## start
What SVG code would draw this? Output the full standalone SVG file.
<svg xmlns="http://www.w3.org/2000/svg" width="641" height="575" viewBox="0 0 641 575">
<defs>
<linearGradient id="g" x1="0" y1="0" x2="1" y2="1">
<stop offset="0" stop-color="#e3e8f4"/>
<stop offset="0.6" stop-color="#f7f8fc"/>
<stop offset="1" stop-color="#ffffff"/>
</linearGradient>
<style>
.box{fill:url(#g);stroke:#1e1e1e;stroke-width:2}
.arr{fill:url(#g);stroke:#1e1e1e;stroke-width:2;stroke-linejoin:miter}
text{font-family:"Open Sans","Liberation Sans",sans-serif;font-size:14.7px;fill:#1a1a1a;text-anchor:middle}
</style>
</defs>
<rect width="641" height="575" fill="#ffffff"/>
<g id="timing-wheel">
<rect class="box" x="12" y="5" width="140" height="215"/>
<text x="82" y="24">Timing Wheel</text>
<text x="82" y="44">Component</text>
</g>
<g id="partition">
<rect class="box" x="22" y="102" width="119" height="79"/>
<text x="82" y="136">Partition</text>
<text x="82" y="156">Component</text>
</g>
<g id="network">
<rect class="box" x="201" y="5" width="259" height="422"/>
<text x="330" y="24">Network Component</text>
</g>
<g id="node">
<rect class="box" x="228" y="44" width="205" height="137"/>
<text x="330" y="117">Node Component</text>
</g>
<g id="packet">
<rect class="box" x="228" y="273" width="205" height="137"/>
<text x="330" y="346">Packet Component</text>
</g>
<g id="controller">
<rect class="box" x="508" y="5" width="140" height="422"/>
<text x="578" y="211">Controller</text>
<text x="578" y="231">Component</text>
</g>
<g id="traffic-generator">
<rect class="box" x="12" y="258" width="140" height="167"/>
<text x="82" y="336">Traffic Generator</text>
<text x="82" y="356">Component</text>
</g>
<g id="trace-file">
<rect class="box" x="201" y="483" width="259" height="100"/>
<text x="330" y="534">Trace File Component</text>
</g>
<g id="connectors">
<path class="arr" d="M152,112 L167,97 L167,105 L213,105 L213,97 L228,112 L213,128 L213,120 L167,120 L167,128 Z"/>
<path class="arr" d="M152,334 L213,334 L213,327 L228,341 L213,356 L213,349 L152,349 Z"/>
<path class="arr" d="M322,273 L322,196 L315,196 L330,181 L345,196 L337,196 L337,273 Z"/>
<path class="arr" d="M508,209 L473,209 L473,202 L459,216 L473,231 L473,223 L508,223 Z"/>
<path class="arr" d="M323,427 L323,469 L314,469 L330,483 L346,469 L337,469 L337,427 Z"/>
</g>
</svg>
## end
## start
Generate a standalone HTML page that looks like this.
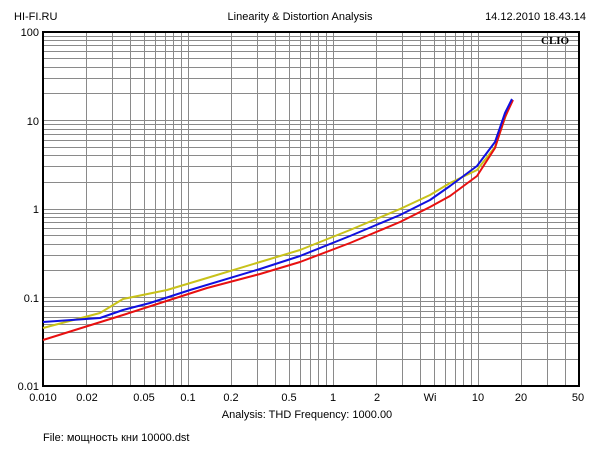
## end
Given instruction
Copy out every line that includes the word "standalone".

Output for this exercise
What SVG code would draw this? Output the full standalone SVG file.
Generate a standalone HTML page that looks like this.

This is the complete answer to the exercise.